I'm hoping I can trim the trans on the passenger side and not the cross member. I thought I might have to trim a bit more from the driver side. I used your photo as a guide so we'll see when I get the trans in place. I have to say thanks again for your excellent posts.
 
I'm hoping I can trim the trans on the passenger side and not the cross member. I thought I might have to trim a bit more from the driver side. I used your photo as a guide so we'll see when I get the trans in place. I have to say thanks again for your excellent posts.

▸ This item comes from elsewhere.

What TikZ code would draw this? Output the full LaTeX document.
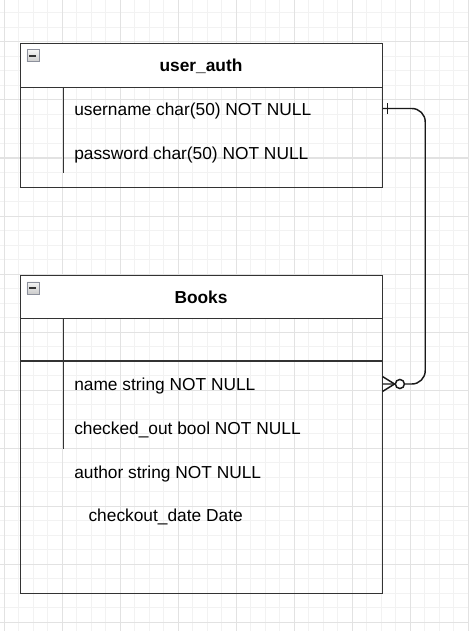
\documentclass[tikz,border=0pt]{standalone}
\usepackage{fontspec}
\setmainfont{Liberation Sans}
\definecolor{gminor}{HTML}{F2F2F2}
\definecolor{gmajor}{HTML}{E2E2E2}
\definecolor{edge}{HTML}{333333}
\definecolor{tgborder}{HTML}{8C909C}
\tikzset{
  minorline/.style={draw=gminor, line width=0.75pt},
  majorline/.style={draw=gmajor, line width=0.75pt},
  tablebox/.style={draw=edge, line width=1.1pt, rectangle, inner sep=0pt, anchor=north west, minimum width=362*0.75pt},
  headbox/.style={fill=white, draw=edge, line width=1.1pt, rectangle, inner sep=0pt, anchor=north west, minimum width=362*0.75pt},
  port/.style={rectangle, inner sep=0pt, minimum width=362*0.75pt, minimum height=43*0.75pt, anchor=west},
  title/.style={font=\fontsize{13}{16}\selectfont\bfseries, inner sep=0pt, anchor=base},
  field/.style={font=\fontsize{13}{16}\selectfont, inner sep=0pt, anchor=base west},
  rule/.style={draw=edge, line width=1.1pt},
  link/.style={draw=black!90, line width=1.1pt},
  toggle/.style={rectangle, draw=tgborder, line width=0.6pt, top color=gray!8, bottom color=gray!40, minimum width=9pt, minimum height=9pt, inner sep=0pt, anchor=north west},
}
\begin{document}
\begin{tikzpicture}[x=0.75pt, y=-0.75pt]
\useasboundingbox (0,0) rectangle (468,631);
% grid
\foreach \i in {0,...,32} { \draw[minorline] ({4.3+14.5*\i},0) -- ({4.3+14.5*\i},631); }
\foreach \i in {0,...,43} { \draw[minorline] (0,{13+14.5*\i}) -- (468,{13+14.5*\i}); }
\foreach \i in {0,...,8} { \draw[majorline] ({4.3+58*\i},0) -- ({4.3+58*\i},631); }
\foreach \i in {0,...,10} { \draw[majorline] (0,{42+58*\i}) -- (468,{42+58*\i}); }

% user_auth table
\node[tablebox, minimum height=144*0.75pt] (ua) at (20,43) {};
\node[headbox, minimum height=44*0.75pt] (uah) at (20,43) {};
\node[toggle] (uat) at (26.5,49.5) {};
\draw[edge, line width=1.1pt] ([xshift=-2.6pt]uat.center) -- ([xshift=2.6pt]uat.center);
\node[title] (uatitle) at (201,71.7) {user\_auth};
\draw[rule] (63.5,87) -- (63.5,173);
\node[port] (r1) at (20,108.5) {};
\node[field] (f1) at (74,115.3) {username char(50) NOT NULL};
\node[field] (f2) at (74,159.3) {password char(50) NOT NULL};

% Books table
\node[tablebox, minimum height=318*0.75pt] (bk) at (20,275) {};
\node[headbox, minimum height=43*0.75pt] (bkh) at (20,275) {};
\node[toggle] (bkt) at (26.5,281.5) {};
\draw[edge, line width=1.1pt] ([xshift=-2.6pt]bkt.center) -- ([xshift=2.6pt]bkt.center);
\node[title] (bktitle) at (201,303.3) {Books};
\draw[rule] (20,361) -- (382,361);
\draw[rule] (63.5,318) -- (63.5,449);
\node[port] (b1) at (20,384) {};
\node[field] (g1) at (74,390.7) {name string NOT NULL};
\node[field] (g2) at (74,434) {checked\_out bool NOT NULL};
\node[field] (g3) at (74,478.3) {author string NOT NULL};
\node[field] (g4) at (88.3,521) {checkout\_date Date};

% relationship
\draw[link, rounded corners=10pt] (r1.east) -- ++(42.7,0) |- (b1.east);
\draw[link] ([xshift=3.75pt,yshift=4.1pt]r1.east) -- ([xshift=3.75pt,yshift=-4.1pt]r1.east);
\draw[link] ([yshift=5.6pt]b1.east) -- ([xshift=9pt]b1.east) -- ([yshift=-5.6pt]b1.east);
\draw[link, fill=white] ([xshift=13pt]b1.east) circle[radius=3.4pt];
\end{tikzpicture}
\end{document}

You're more than welcome... I did it on Mopartoya's coat tails. The 2004R has a protrusion on the driver's side that sticks up where the cross member is located, I don't think it's something you can remove or trim but, in the end, it will depend on how much drive line angle you're willing to live with??

treblig
 
Drivers side? I thought it was on the passenger side based on other photos. Anyway, the driveline angle will be correct no matter how much trimming is needed. Broke a driveshaft on the track doing about 80 a few years ago. Not fun at all. And a lot of damage to the race car.
 
Drivers side? I thought it was on the passenger side based on other photos. Anyway, the driveline angle will be correct no matter how much trimming is needed. Broke a driveshaft on the track doing about 80 a few years ago. Not fun at all. And a lot of damage to the race car.
The driver's side requires the most trimming, the passenger's side only requires a little trimming (minor).

treblig
 
If your using the wilcap, you will have to trim a few pieces off of the tranny to fit in the tunnel. Also I used the mount from us car tool. I had to remove more of the cross member than what treblig and Mopartoya had to.